◆ Material ◆
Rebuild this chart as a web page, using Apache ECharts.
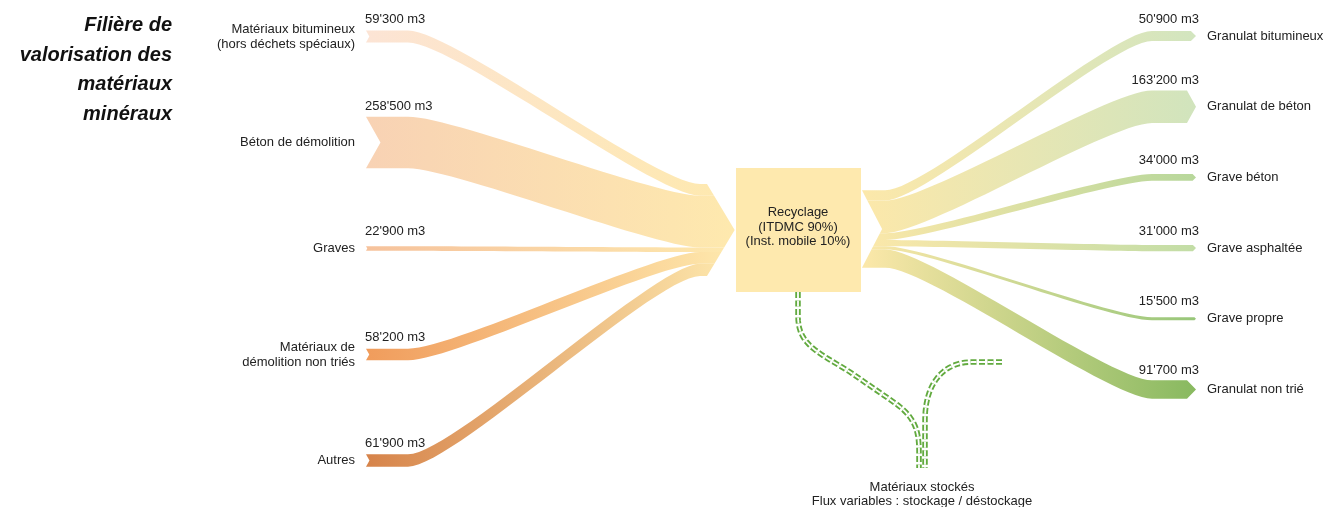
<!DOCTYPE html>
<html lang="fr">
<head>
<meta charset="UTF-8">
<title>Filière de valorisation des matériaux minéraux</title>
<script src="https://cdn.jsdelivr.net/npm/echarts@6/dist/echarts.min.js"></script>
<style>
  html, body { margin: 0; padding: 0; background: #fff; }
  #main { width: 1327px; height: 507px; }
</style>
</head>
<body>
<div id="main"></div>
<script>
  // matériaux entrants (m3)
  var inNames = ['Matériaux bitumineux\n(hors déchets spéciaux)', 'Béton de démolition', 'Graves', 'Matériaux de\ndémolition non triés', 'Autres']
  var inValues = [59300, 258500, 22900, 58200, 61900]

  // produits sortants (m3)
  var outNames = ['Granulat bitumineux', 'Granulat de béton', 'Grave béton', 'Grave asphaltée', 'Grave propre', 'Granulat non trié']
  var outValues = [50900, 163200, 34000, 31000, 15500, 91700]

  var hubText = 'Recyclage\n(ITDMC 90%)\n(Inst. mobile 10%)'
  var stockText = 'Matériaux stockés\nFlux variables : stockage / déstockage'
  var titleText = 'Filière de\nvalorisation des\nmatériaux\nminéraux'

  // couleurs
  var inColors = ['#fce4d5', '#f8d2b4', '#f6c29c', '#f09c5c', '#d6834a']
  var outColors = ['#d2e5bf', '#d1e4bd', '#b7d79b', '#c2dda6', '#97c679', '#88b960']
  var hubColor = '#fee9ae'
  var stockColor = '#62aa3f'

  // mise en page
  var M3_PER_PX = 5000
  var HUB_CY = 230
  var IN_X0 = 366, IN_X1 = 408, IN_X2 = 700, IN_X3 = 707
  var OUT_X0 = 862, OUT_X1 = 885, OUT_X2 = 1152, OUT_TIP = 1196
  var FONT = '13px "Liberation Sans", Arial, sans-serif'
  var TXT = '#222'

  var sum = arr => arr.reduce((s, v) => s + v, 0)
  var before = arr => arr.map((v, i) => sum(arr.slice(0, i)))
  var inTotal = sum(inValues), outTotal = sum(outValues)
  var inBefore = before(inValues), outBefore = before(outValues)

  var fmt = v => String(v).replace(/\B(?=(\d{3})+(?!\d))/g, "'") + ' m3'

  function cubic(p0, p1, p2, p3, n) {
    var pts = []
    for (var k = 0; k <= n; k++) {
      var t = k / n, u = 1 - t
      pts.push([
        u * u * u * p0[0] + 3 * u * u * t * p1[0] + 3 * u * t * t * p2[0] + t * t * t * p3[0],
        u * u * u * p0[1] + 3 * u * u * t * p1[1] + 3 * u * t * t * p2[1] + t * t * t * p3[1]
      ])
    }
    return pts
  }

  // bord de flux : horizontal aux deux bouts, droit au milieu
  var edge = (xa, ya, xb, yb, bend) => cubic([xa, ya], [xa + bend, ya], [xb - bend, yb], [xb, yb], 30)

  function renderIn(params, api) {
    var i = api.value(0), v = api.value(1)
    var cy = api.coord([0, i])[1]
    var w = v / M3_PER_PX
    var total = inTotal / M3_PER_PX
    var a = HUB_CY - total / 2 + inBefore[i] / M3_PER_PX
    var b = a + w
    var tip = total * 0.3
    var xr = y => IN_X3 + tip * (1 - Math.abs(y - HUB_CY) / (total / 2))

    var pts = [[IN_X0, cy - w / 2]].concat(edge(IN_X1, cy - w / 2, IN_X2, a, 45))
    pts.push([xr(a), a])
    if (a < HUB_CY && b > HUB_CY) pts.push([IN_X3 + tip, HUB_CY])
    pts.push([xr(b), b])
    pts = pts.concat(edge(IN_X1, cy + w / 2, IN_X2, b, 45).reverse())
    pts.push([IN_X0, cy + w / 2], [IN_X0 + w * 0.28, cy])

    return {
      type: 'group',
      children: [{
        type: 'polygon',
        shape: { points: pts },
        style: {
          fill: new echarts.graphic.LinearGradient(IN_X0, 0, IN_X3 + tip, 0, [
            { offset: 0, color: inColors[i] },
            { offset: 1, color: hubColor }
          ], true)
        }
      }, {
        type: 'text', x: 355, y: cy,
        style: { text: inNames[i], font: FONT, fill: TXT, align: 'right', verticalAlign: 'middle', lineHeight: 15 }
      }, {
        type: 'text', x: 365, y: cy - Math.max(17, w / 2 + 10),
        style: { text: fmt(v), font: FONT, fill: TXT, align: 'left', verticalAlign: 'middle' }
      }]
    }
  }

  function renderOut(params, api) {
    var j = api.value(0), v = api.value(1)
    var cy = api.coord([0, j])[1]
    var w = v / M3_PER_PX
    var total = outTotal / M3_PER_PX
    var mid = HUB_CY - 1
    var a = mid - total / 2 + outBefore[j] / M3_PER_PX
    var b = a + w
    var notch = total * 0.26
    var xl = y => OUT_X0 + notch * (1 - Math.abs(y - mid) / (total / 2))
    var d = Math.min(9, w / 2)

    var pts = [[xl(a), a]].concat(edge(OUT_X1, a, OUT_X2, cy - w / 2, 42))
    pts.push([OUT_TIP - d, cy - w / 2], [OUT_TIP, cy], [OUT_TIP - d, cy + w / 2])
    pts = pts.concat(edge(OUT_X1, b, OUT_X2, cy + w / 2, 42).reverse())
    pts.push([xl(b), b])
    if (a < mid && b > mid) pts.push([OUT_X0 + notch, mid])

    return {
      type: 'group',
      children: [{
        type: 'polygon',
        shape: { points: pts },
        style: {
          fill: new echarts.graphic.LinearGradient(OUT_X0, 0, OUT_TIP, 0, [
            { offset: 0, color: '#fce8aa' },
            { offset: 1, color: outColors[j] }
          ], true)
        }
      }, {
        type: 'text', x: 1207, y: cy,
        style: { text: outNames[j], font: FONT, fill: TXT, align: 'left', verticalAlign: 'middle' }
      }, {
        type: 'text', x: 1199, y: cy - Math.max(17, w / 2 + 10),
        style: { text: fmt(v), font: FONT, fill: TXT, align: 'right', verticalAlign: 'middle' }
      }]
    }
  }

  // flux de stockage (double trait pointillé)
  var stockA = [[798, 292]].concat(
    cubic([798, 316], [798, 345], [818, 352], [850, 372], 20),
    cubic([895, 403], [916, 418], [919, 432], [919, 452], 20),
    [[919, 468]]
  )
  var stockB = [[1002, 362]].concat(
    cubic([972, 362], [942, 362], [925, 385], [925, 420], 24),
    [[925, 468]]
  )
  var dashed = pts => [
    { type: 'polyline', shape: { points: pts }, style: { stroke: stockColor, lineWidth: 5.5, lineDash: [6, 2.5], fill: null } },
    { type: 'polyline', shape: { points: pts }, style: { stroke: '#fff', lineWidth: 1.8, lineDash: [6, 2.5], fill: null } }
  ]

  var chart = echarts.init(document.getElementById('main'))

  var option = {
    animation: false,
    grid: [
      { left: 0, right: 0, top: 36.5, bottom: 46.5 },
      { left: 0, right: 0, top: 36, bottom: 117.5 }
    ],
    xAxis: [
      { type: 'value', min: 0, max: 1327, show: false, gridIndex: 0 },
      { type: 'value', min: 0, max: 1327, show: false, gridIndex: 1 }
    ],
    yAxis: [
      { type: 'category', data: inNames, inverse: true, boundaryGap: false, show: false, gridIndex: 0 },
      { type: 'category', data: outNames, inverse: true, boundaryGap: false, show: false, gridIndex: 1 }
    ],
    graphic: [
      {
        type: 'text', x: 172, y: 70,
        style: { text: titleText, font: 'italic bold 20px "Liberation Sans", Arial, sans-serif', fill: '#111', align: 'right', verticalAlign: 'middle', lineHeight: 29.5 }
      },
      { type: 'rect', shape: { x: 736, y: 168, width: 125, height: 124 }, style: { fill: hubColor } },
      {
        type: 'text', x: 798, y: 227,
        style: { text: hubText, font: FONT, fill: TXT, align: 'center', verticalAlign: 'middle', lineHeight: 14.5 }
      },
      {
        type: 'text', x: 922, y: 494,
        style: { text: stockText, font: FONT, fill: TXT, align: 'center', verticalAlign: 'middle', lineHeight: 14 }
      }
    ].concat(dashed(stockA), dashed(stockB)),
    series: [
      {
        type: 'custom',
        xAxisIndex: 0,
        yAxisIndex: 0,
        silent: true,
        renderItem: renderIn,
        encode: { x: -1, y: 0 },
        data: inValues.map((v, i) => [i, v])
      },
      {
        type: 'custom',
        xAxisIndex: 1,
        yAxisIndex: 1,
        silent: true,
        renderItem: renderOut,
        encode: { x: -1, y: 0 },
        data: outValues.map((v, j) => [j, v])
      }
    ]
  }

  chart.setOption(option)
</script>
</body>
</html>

◆ Work to complete ◆
Quote, please, every line of the material above from its start through the line that has "var TXT = '#222'", reproducing the words exactly and dropping any images.

◆ Task response ◆
Rebuild this chart as a web page, using Apache ECharts.
<!DOCTYPE html>
<html lang="fr">
<head>
<meta charset="UTF-8">
<title>Filière de valorisation des matériaux minéraux</title>
<script src="https://cdn.jsdelivr.net/npm/echarts@6/dist/echarts.min.js"></script>
<style>
  html, body { margin: 0; padding: 0; background: #fff; }
  #main { width: 1327px; height: 507px; }
</style>
</head>
<body>
<div id="main"></div>
<script>
  // matériaux entrants (m3)
  var inNames = ['Matériaux bitumineux\n(hors déchets spéciaux)', 'Béton de démolition', 'Graves', 'Matériaux de\ndémolition non triés', 'Autres']
  var inValues = [59300, 258500, 22900, 58200, 61900]

  // produits sortants (m3)
  var outNames = ['Granulat bitumineux', 'Granulat de béton', 'Grave béton', 'Grave asphaltée', 'Grave propre', 'Granulat non trié']
  var outValues = [50900, 163200, 34000, 31000, 15500, 91700]

  var hubText = 'Recyclage\n(ITDMC 90%)\n(Inst. mobile 10%)'
  var stockText = 'Matériaux stockés\nFlux variables : stockage / déstockage'
  var titleText = 'Filière de\nvalorisation des\nmatériaux\nminéraux'

  // couleurs
  var inColors = ['#fce4d5', '#f8d2b4', '#f6c29c', '#f09c5c', '#d6834a']
  var outColors = ['#d2e5bf', '#d1e4bd', '#b7d79b', '#c2dda6', '#97c679', '#88b960']
  var hubColor = '#fee9ae'
  var stockColor = '#62aa3f'

  // mise en page
  var M3_PER_PX = 5000
  var HUB_CY = 230
  var IN_X0 = 366, IN_X1 = 408, IN_X2 = 700, IN_X3 = 707
  var OUT_X0 = 862, OUT_X1 = 885, OUT_X2 = 1152, OUT_TIP = 1196
  var FONT = '13px "Liberation Sans", Arial, sans-serif'
  var TXT = '#222'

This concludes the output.